Not at all. To dumb it down (just started studying this subject): There is a hierarchy to each law, sometimes it can be overridden by a TOS, sometimes not, sometimes even the standard the industry has set is above the TOS (and strangely enough some laws, for example when you pay on the buss no contracts are written for the trip because it is is deemed to be standard of the transport industry).

It all depends.

Here they are leaning on "Capture or Use of Biometric Identifier Act and the Deceptive Trade Practices Act".


And everyone should drive safely. However, since neither of those is realistic by any definition of the word, it falls upon society to setup rules that make everyone better off.


If someone doesn't drive safely there can be negative consequences.

If people don't read the agreements they agree to there can be negative consequences.


But the rules are already in place and set up - the ones people want to ignore and pretend don't exist if they don't see them, even though they signed on the dotted line, as it were.


"The rules" are in place, but we can change them if we, as a society, decide that they don't work, or don't reflect reality, or cost too much.

Besides, if the vast majority of people ignores a rule, maybe it means that the rule is ripe for changing. That doesn't necessarily mean removing TOS entirely, mind you. There are a bunch of other solutions. We could enforce minimum standards for human-readable, short form presentation of TOS. We could enforce what they may and may not restrict, in order to allow users to accept with reasonable minimum expectations of what they're accepting.


Sure.

Have you read in their entirety every single ToS you ever signed?

If you didn't, why do you expect others to have? And if you don't expect others to have read stuff they agreed to, how fucking realistic is it that the rules say that everyone should abide by something that's simply impossible for a normal human being to do?

The rules exist and they are fucking dumb. Or better if I say: not grounded in reality?


You missed that part >Texas sued Facebook parent company Meta for exploiting the biometric data of millions of people in the state - including those who used the platform and those who did not.

No contract, no TOS, no consent.


>Facebook repeatedly captured Texans' biometric identifiers without their consent

How does a site avoid capturing biometric identifiers?

Ban users from uploading images of people altogether?


Instagram's support occasionally requires you to upload a 360º scan of your face to prove your identity. It's pretty clear that Meta is doing analysis of UGC.


Just had a friend who was talking about this. Account was hacked or Instagram just decided to make her do this.

Tried it twice, and it didn’t work. Couldn’t find any way to contact anyone, so basically got fed up and closed her social media accounts.

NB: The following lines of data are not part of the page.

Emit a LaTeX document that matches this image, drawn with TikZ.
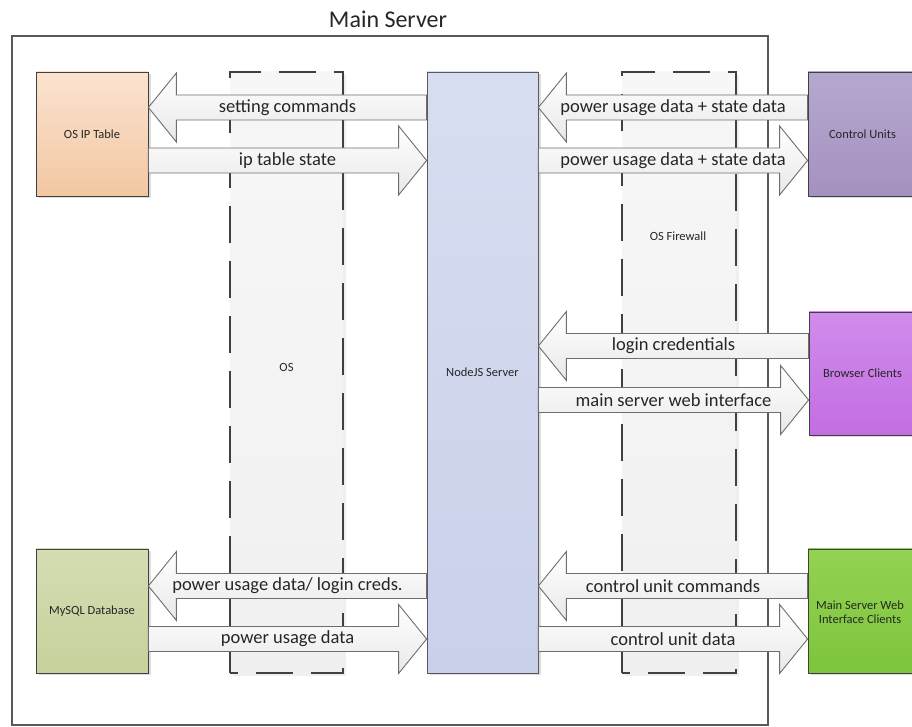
\documentclass[tikz,border=0pt]{standalone}
\usepackage{fontspec}
\setmainfont{Carlito}
\usetikzlibrary{calc,shadows}
\definecolor{framec}{HTML}{595959}
\definecolor{dashc}{HTML}{404040}
\definecolor{txt}{HTML}{262626}
\definecolor{ipTop}{HTML}{FBE3D0}\definecolor{ipBot}{HTML}{F2C7A2}
\definecolor{njTop}{HTML}{D8DEF1}\definecolor{njBot}{HTML}{C9D0EA}
\definecolor{cuTop}{HTML}{B5A8CE}\definecolor{cuBot}{HTML}{A491C0}
\definecolor{bcTop}{HTML}{D08CEB}\definecolor{bcBot}{HTML}{C36DE2}
\definecolor{msTop}{HTML}{93D253}\definecolor{msBot}{HTML}{7DC53B}
\definecolor{dbTop}{HTML}{D4DDB3}\definecolor{dbBot}{HTML}{C6D19B}
\definecolor{colTop}{HTML}{F7F7F7}\definecolor{colBot}{HTML}{F0F0F0}
\definecolor{arrc}{HTML}{6E6E6E}
\tikzset{
  boxlabel/.style={font=\fontsize{12.5}{14}\selectfont, text=txt, align=center},
  box/.style={draw=dashc, line width=0.8pt, boxlabel,
    drop shadow={shadow xshift=2.5pt, shadow yshift=-2.5pt, fill=black!30, opacity=.45}},
  colbox/.style={draw=dashc, line width=2pt, dash pattern=on 37pt off 18pt, dash phase=29pt,
    top color=colTop, bottom color=colBot,
    drop shadow={shadow xshift=3pt, shadow yshift=-3pt, fill=black!10, opacity=.6}},
  barrow/.style={draw=arrc, line width=0.9pt, top color=white, bottom color=black!9, line join=miter},
  alabel/.style={font=\fontsize{18.5}{20}\selectfont, text=txt, inner sep=0pt},
}
% arrow pointing left: tip at #1.east, tail at #2.west, centre height #3
\newcommand\arrowToLeft[4]{%
  \draw[barrow] let \p1=(#1.east), \p2=(#2.west) in
    (\x1,#3pt) -- (\x1+28pt,#3pt+34.5pt) -- (\x1+28pt,#3pt+12.5pt) -- (\x2,#3pt+12.5pt)
    -- (\x2,#3pt-12.5pt) -- (\x1+28pt,#3pt-12.5pt) -- (\x1+28pt,#3pt-34.5pt) -- cycle;
  \path let \p1=(#1.east), \p2=(#2.west) in node[alabel] at ({(\x1+\x2)/2},#3pt) {#4};}
% arrow pointing right: tail at #1.east, tip at #2.west, centre height #3
\newcommand\arrowToRight[4]{%
  \draw[barrow] let \p1=(#1.east), \p2=(#2.west) in
    (\x2,#3pt) -- (\x2-28pt,#3pt+34.5pt) -- (\x2-28pt,#3pt+12.5pt) -- (\x1,#3pt+12.5pt)
    -- (\x1,#3pt-12.5pt) -- (\x2-28pt,#3pt-12.5pt) -- (\x2-28pt,#3pt-34.5pt) -- cycle;
  \path let \p1=(#1.east), \p2=(#2.west) in node[alabel] at ({(\x1+\x2)/2},#3pt) {#4};}
\begin{document}
\begin{tikzpicture}[x=1pt,y=1pt]
\useasboundingbox (0,0) rectangle (912,727);
\fill[white] (0,0) rectangle (912,727);
% main server frame
\node[draw=framec, line width=2pt, minimum width=756pt, minimum height=689pt, inner sep=0pt] (frame) at (390,346.5) {};
\node[font=\fontsize{24}{26}\selectfont, text=txt] (title) at (388,708) {Main Server};
% columns
\node[colbox, minimum width=113pt, minimum height=601pt, inner sep=0pt] (oscol) at (286.5,354.5) {};
\node[boxlabel] (oslabel) at (286.5,360) {OS};
\node[colbox, minimum width=114pt, minimum height=601pt, inner sep=0pt] (fwcol) at (679,354.5) {};
\node[boxlabel] (fwlabel) at (678,491) {OS Firewall};
% boxes
\node[box, top color=njTop, bottom color=njBot, draw=framec, minimum width=111pt, minimum height=601pt, inner sep=0pt] (nodejs) at (482.5,354.5) {NodeJS Server};
\node[box, top color=ipTop, bottom color=ipBot, minimum width=112pt, minimum height=124pt, inner sep=0pt] (iptable) at (92,593) {OS IP Table};
\node[box, top color=dbTop, bottom color=dbBot, minimum width=112pt, minimum height=124pt, inner sep=0pt] (mysql) at (92,116) {MySQL Database};
\node[box, top color=cuTop, bottom color=cuBot, minimum width=108pt, minimum height=124pt, inner sep=0pt] (control) at (862,593) {};
\node[boxlabel] at (862.5,593) {Control Units};
\node[box, top color=bcTop, bottom color=bcBot, minimum width=107pt, minimum height=123pt, inner sep=0pt] (browser) at (862.5,353.5) {};
\node[boxlabel] at (862.5,353.5) {Browser Clients};
\node[box, top color=msTop, bottom color=msBot, minimum width=108pt, minimum height=124pt, inner sep=0pt] (mswic) at (862,116) {};
\node[boxlabel] at (860,115) {Main Server Web\\Interface Clients};
% arrows
\arrowToLeft{iptable}{nodejs}{619.5}{setting commands}
\arrowToRight{iptable}{nodejs}{566.5}{ip table state}
\arrowToLeft{nodejs}{control}{619.5}{power usage data + state data}
\arrowToRight{nodejs}{control}{566.5}{power usage data + state data}
\arrowToLeft{nodejs}{browser}{381}{login credentials}
\arrowToRight{nodejs}{browser}{327}{main server web interface}
\arrowToLeft{mysql}{nodejs}{141}{power usage data/ login creds.}
\arrowToRight{mysql}{nodejs}{88}{power usage data}
\arrowToLeft{nodejs}{mswic}{141}{control unit commands}
\arrowToRight{nodejs}{mswic}{88}{control unit data}
\end{tikzpicture}
\end{document}
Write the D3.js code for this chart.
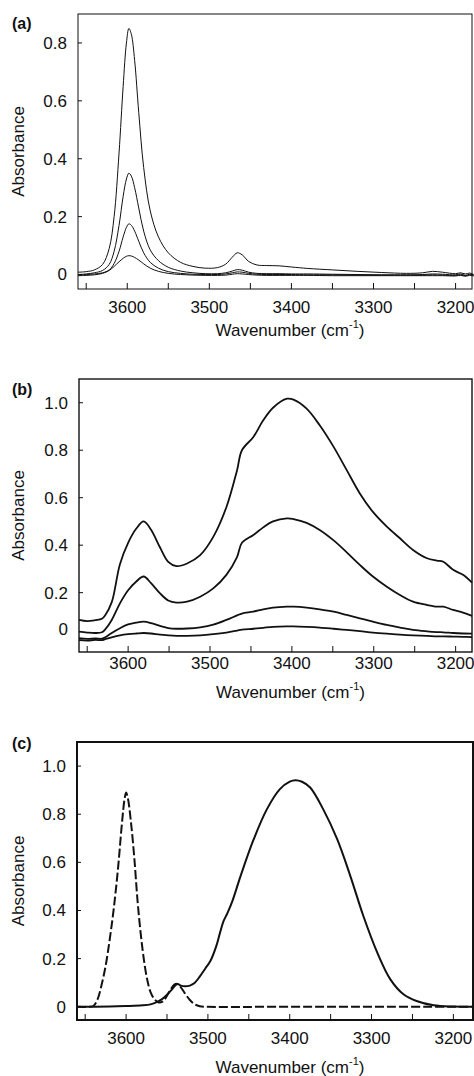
<!DOCTYPE html>
<html>
<head>
<meta charset="utf-8">
<script src="https://cdn.jsdelivr.net/npm/d3@7"></script>
<style>
  body { margin: 0; background: #fff; }
  svg text { font-family: "Liberation Sans", Arial, sans-serif; fill: #111; }
</style>
</head>
<body>
<svg></svg>
<script>
let w = 474;
let h = 1076;

// ---- panel (a) : four spectra, thin lines
var wnA = [3660,3650,3640,3630,3622,3616,3610,3605,3601,3598,3595,3591,3586,3580,3572,3562,3550,3535,3520,3505,3490,3480,3472,3466,3460,3452,3442,3430,3415,3400,3380,3350,3320,3290,3260,3240,3228,3216,3200,3194,3188,3183,3178];
var absA1 = [0.008,0.010,0.016,0.035,0.09,0.20,0.42,0.65,0.80,0.85,0.83,0.74,0.56,0.37,0.22,0.13,0.075,0.042,0.028,0.022,0.024,0.036,0.060,0.075,0.068,0.045,0.033,0.031,0.030,0.026,0.021,0.016,0.011,0.007,0.004,0.006,0.011,0.008,0.003,0.006,0.002,0.005,0.000];
var absA2 = [0.000,0.002,0.006,0.014,0.035,0.08,0.17,0.27,0.33,0.35,0.34,0.30,0.23,0.15,0.085,0.048,0.025,0.012,0.006,0.003,0.003,0.006,0.012,0.017,0.015,0.008,0.004,0.003,0.003,0.002,0.002,0.001,0.000,-0.001,-0.001,0.000,0.002,0.001,-0.001,0.002,-0.003,0.001,-0.002];
var absA3 = [-0.002,0.000,0.002,0.006,0.016,0.038,0.08,0.13,0.163,0.175,0.17,0.15,0.115,0.075,0.042,0.022,0.010,0.004,0.001,0.000,0.000,0.002,0.006,0.009,0.008,0.004,0.001,0.000,0.000,0.000,-0.001,-0.001,-0.002,-0.002,-0.002,-0.002,-0.001,-0.002,-0.003,-0.001,-0.004,-0.001,-0.003];
var absA4 = [-0.004,-0.003,-0.001,0.004,0.014,0.028,0.044,0.056,0.063,0.065,0.064,0.059,0.050,0.037,0.022,0.011,0.004,0.000,-0.002,-0.003,-0.003,-0.002,0.001,0.003,0.002,0.000,-0.002,-0.003,-0.003,-0.003,-0.003,-0.004,-0.004,-0.004,-0.004,-0.004,-0.004,-0.004,-0.005,-0.003,-0.006,-0.003,-0.005];

// ---- panel (b) : four spectra, thick lines
var wnB = [3660,3650,3640,3632,3628,3620,3610,3600,3590,3581,3572,3561,3551,3541,3528,3512,3496,3480,3467,3461,3447,3435,3423,3406,3398,3382,3366,3349,3333,3317,3301,3284,3268,3252,3235,3223,3215,3203,3191,3180];
var absB1 = [0.085,0.080,0.084,0.090,0.105,0.16,0.32,0.41,0.47,0.50,0.465,0.39,0.33,0.312,0.323,0.358,0.435,0.56,0.715,0.80,0.856,0.926,0.979,1.017,1.013,0.975,0.905,0.814,0.716,0.618,0.54,0.478,0.429,0.38,0.345,0.335,0.33,0.296,0.275,0.242];
var absB2 = [0.036,0.032,0.030,0.033,0.045,0.085,0.155,0.21,0.247,0.268,0.24,0.197,0.167,0.158,0.162,0.183,0.218,0.275,0.35,0.41,0.443,0.475,0.50,0.513,0.51,0.494,0.464,0.42,0.37,0.317,0.268,0.225,0.19,0.162,0.148,0.141,0.141,0.127,0.116,0.102];
var absB3 = [0.008,0.005,0.007,0.006,0.012,0.03,0.05,0.066,0.074,0.078,0.072,0.06,0.051,0.048,0.049,0.054,0.065,0.085,0.104,0.112,0.12,0.13,0.137,0.141,0.141,0.137,0.13,0.12,0.106,0.092,0.078,0.064,0.053,0.043,0.037,0.034,0.033,0.030,0.028,0.027];
var absB4 = [0.000,-0.002,0.001,0.000,0.004,0.012,0.02,0.025,0.028,0.030,0.028,0.023,0.020,0.018,0.018,0.020,0.025,0.032,0.040,0.044,0.048,0.052,0.056,0.058,0.058,0.056,0.053,0.048,0.043,0.038,0.032,0.027,0.023,0.020,0.018,0.016,0.016,0.015,0.014,0.013];

// ---- panel (c) : dashed and solid band
var wnCd = [3660,3645,3640,3635,3630,3625,3620,3615,3610,3605,3602,3600,3598,3594,3590,3586,3582,3578,3574,3570,3565,3560,3556,3552,3546,3541,3538,3534,3528,3522,3516,3510,3500,3400,3300,3176];
var absCd = [0,0,0.003,0.03,0.09,0.17,0.28,0.41,0.57,0.765,0.86,0.89,0.87,0.765,0.62,0.44,0.30,0.19,0.11,0.06,0.03,0.018,0.02,0.035,0.07,0.092,0.095,0.085,0.055,0.028,0.01,0.002,0,0,0,0];
var wnCs = [3660,3620,3600,3580,3570,3564,3556,3550,3545,3540,3537,3533,3528,3522,3516,3510,3503,3497,3490,3485,3481,3476,3470,3460,3444,3428,3412,3400,3393,3385,3375,3359,3342,3326,3310,3293,3277,3261,3245,3224,3200,3176];
var absCs = [0,0.001,0.003,0.006,0.01,0.017,0.032,0.05,0.068,0.088,0.095,0.088,0.085,0.088,0.10,0.125,0.16,0.19,0.25,0.31,0.355,0.39,0.44,0.544,0.696,0.82,0.904,0.935,0.941,0.935,0.911,0.82,0.696,0.544,0.377,0.225,0.114,0.052,0.024,0.006,0.001,0];

var xTicks = [3650,3600,3550,3500,3450,3400,3350,3300,3250,3200];
var xTickLabels = [3600,3500,3400,3300,3200];
var yTicksA = [0,0.2,0.4,0.6,0.8];
var yTicksBC = [0,0.2,0.4,0.6,0.8,1.0];

var panels = [
  { tag: "(a)", left: 78, right: 472, top: 14, bottom: 289, xDom: [3660, 3180], yDom: [-0.05, 0.9], yTicks: yTicksA,
    frame: 1, lw: 1, tickY: 307, labelY: 330, tagY: 23, zeroShift: 0,
    series: [[wnA, absA1, false], [wnA, absA2, false], [wnA, absA3, false], [wnA, absA4, false]] },
  { tag: "(b)", left: 79, right: 472, top: 379, bottom: 652, xDom: [3660, 3180], yDom: [-0.05, 1.1], yTicks: yTicksBC,
    frame: 1.4, lw: 1.8, tickY: 663, labelY: 692, tagY: 389, zeroShift: -11,
    series: [[wnB, absB1, false], [wnB, absB2, false], [wnB, absB3, false], [wnB, absB4, false]] },
  { tag: "(c)", left: 77, right: 473, top: 742, bottom: 1020, xDom: [3660, 3176], yDom: [-0.055, 1.1], yTicks: yTicksBC,
    frame: 2, lw: 2, tickY: 1038, labelY: 1067, tagY: 743, zeroShift: 0,
    series: [[wnCd, absCd, true], [wnCs, absCs, false]] }
];

var svg = d3.select("svg").attr("width", w).attr("height", h);

panels.forEach(function (p) {
  var x = d3.scaleLinear().domain(p.xDom).range([p.left, p.right]);
  var y = d3.scaleLinear().domain(p.yDom).range([p.bottom, p.top]);
  var g = svg.append("g");

  // spectra
  var line = d3.line()
    .x(function (d) { return x(d[0]); })
    .y(function (d) { return y(d[1]); })
    .curve(d3.curveCatmullRom.alpha(0.5));

  p.series.forEach(function (s) {
    var pts = s[0].map(function (v, i) { return [v, s[1][i]]; });
    g.append("path")
      .attr("d", line(pts))
      .attr("fill", "none")
      .attr("stroke", "#111")
      .attr("stroke-width", p.lw)
      .attr("stroke-dasharray", s[2] ? "9,3" : null);
  });

  // frame
  g.append("rect")
    .attr("x", p.left).attr("y", p.top)
    .attr("width", p.right - p.left).attr("height", p.bottom - p.top)
    .attr("fill", "none").attr("stroke", "#111").attr("stroke-width", p.frame);

  // bottom ticks, pointing inward
  g.selectAll(".xt").data(xTicks).enter().append("line")
    .attr("x1", function (d) { return x(d); }).attr("x2", function (d) { return x(d); })
    .attr("y1", p.bottom).attr("y2", p.bottom - 6)
    .attr("stroke", "#111").attr("stroke-width", 1);

  g.selectAll(".xl").data(xTickLabels).enter().append("text")
    .attr("x", function (d) { return x(d); })
    .attr("y", p.tickY).attr("dy", "0.35em")
    .attr("text-anchor", "middle").attr("font-size", 17)
    .text(function (d) { return d; });

  // left ticks
  g.selectAll(".yt").data(p.yTicks).enter().append("line")
    .attr("x1", p.left).attr("x2", p.left + 4)
    .attr("y1", function (d) { return y(d); }).attr("y2", function (d) { return y(d); })
    .attr("stroke", "#111").attr("stroke-width", 1);

  g.selectAll(".yl").data(p.yTicks).enter().append("text")
    .attr("x", p.left - 11)
    .attr("y", function (d) { return y(d) + (d === 0 ? p.zeroShift : 0); })
    .attr("dy", "0.35em")
    .attr("text-anchor", "end").attr("font-size", 17)
    .text(function (d) { return d === 0 ? "0" : d3.format(".1f")(d); });

  // axis titles
  g.append("text")
    .attr("transform", "translate(18," + (p.top + p.bottom) / 2 + ") rotate(-90)")
    .attr("dy", "0.35em")
    .attr("text-anchor", "middle").attr("font-size", 17)
    .text("Absorbance");

  var xt = g.append("text")
    .attr("x", (p.left + p.right) / 2 + 15).attr("y", p.labelY).attr("dy", "0.35em")
    .attr("text-anchor", "middle").attr("font-size", 17);
  xt.append("tspan").text("Wavenumber (cm");
  xt.append("tspan").attr("font-size", 11).attr("dy", "-0.7em").text("-1");
  xt.append("tspan").attr("dy", "0.45em").text(")");

  g.append("text")
    .attr("x", 12).attr("y", p.tagY).attr("dy", "0.35em")
    .attr("font-size", 16).attr("font-weight", "bold")
    .text(p.tag);
});
</script>
</body>
</html>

https://i.imgur.com/s7l71O7.jpg

Here's my ongoing support ticket regarding my personal account IG deleted without warning, it's been open without an official reply for 5 months now. I think they deleted it because I accessed it from an IP in a new country. I had to send a photo of my face holding up a code to open a ticket about it.

I lost hundreds of photos of my family, including some from the birth of my nieces.

I send a new email every couple months.


Any lawyers here? Is this something a person could file an injunction for, to force IG to let OP access their pictures? Is it feasible for a person to file an injunction? (Is an injunction the correct thing in this case?)


That’s crazy. Glad that their app somehow stopped functioning on my older mobile OS. I also do realize that I’m in sort of a privileged position, as a 40+ guy my social life is totally independent of apps like IG, but had I been younger (and as such more socially dependent on those kinds of apps) I would have probably been more furious about it all.


Here NY Times because NPR doesn't respect GDPR (I always have issues do anything on npr.org): https://www.nytimes.com/2022/02/14/technology/texas-facebook...


If you hit the “Your choices” button on NPR you get a really nice text-only interface. That’s better than the NY Times for me.



I know, but this is one of many piece of confirmation that NPR is not complying with GDPR. According to GDPR, you cannot show different pages/content depending on GDPR consent.